Politica estera

Putin come Stalin sacrifica il suo popolo

Putin come Stalin sacrifica il suo popolo

Fateci caso. I sostenitori della causa putiniana, quando vogliono ricordare i grandi meriti della letteratura russa che a loro giudizio tutto giustifica, vanno sempre indietro nel tempo di oltre un secolo. Citano giganti come Dostoevskij, Tolstoj, Cechov, Gogol. Glissano volentieri su meno remoti trombettieri del regime sovietico come Gorkij o Majakovskij. Scordano perseguitati del passato, come Pasternak o Cvetaeva, o del presente, come Svetlana Aleksievic. Soprattutto, dimenticano intenzionalmente i grandi testimoni dei lager e degli ospedali psichiatrici per dissidenti, come Grossman, Bukovskij e Solgenitsyn.

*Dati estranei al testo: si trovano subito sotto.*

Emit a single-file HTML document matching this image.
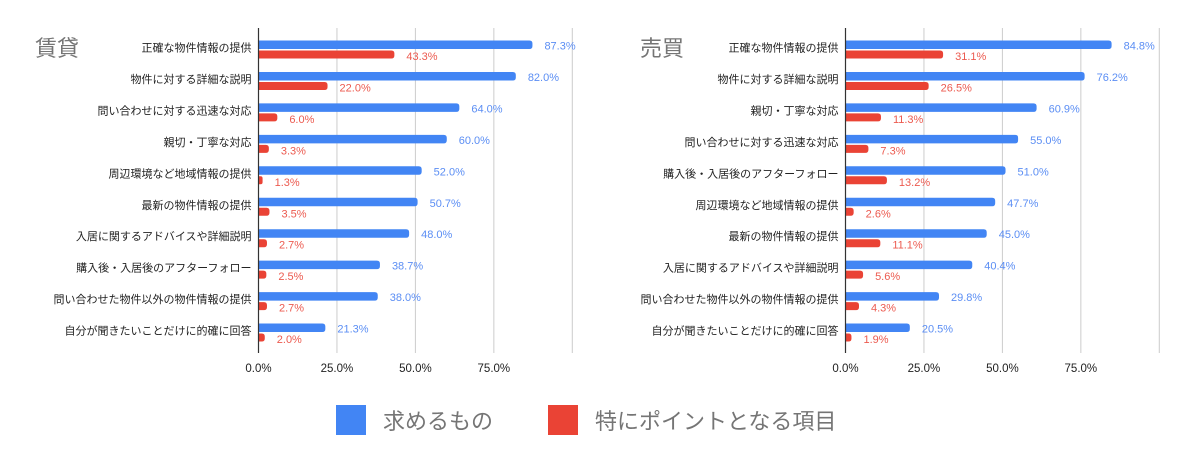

Non si tratta di vuoti di memoria. Adesso che la distorta e anacronistica idea di «grande Russia» è tornata di moda al Cremlino, chi la apprezza preferisce sorvolare sulla sempre più visibile somiglianza tra l'originale di Stalin e la versione 2.0 di Putin: potrebbe essere imbarazzante perfino per chi non si vergogna di schierarsi con chi, nell'Europa del XXI secolo, rade al suolo città, massacra civili, sequestra minorenni ucraini per «russificarli». Eppure, passo dopo passo, quella equiparazione ha sempre più senso.

Lo si vede soprattutto nella condotta della guerra in cui Putin si è impelagato, trascinando con sé il suo popolo asservito. In crescente difficoltà per la penuria di armamenti adeguati (le sanzioni occidentali mordono), il dittatore di oggi è costretto a imitare quello dell'altro ieri. Ed ecco ricomparire, come in queste sanguinose giornate a Soledar, la tattica staliniana delle ondate umane gettate all'assalto delle posizioni nemiche, senza preoccuparsi delle perdite ingenti: tanto, in Russia, quasi nessuno osa protestare. Già negli anni Cinquanta Vassily Grossman scriveva che la vera rivoluzione nel suo Paese sarebbe venuta quando il popolo avesse finalmente rinunciato alla sua anima schiava: ma settant'anni sono trascorsi invano. Per compensare quelle perdite, è già alle viste una nuova mobilitazione di mezzo milione di disgraziati con l'obiettivo finale a sentire le fonti ucraine di mettere in divisa addirittura due milioni di uomini per le guerre ottocentesche dello «zar». Altro tratto staliniano è il progetto di sfruttare a fondo i quattrocentomila detenuti dei penitenziari russi: chi ama il rischio può arruolarsi come carne da cannone nell'Orchestra Wagner dell'altro criminale Evgeny Prigozhin, gli altri verranno messi al lavoro per produrre armi, uniformi e quant'altro. È il ritorno dell'Arcipelago Gulag, dello Stato cinico spremitore di uomini disanimati descritto magistralmente da Aleksandr Solgenitsyn e così volentieri dimenticato dagli innamorati, anche italiani, dell'uomo del Cremlino che sogna di ricostruire un impero.

Ma che probabilmente in Ucraina otterrà solo un finale alla coreana, con una guerra congelata sine die e la Nato ben più armata di prima ai suoi confini.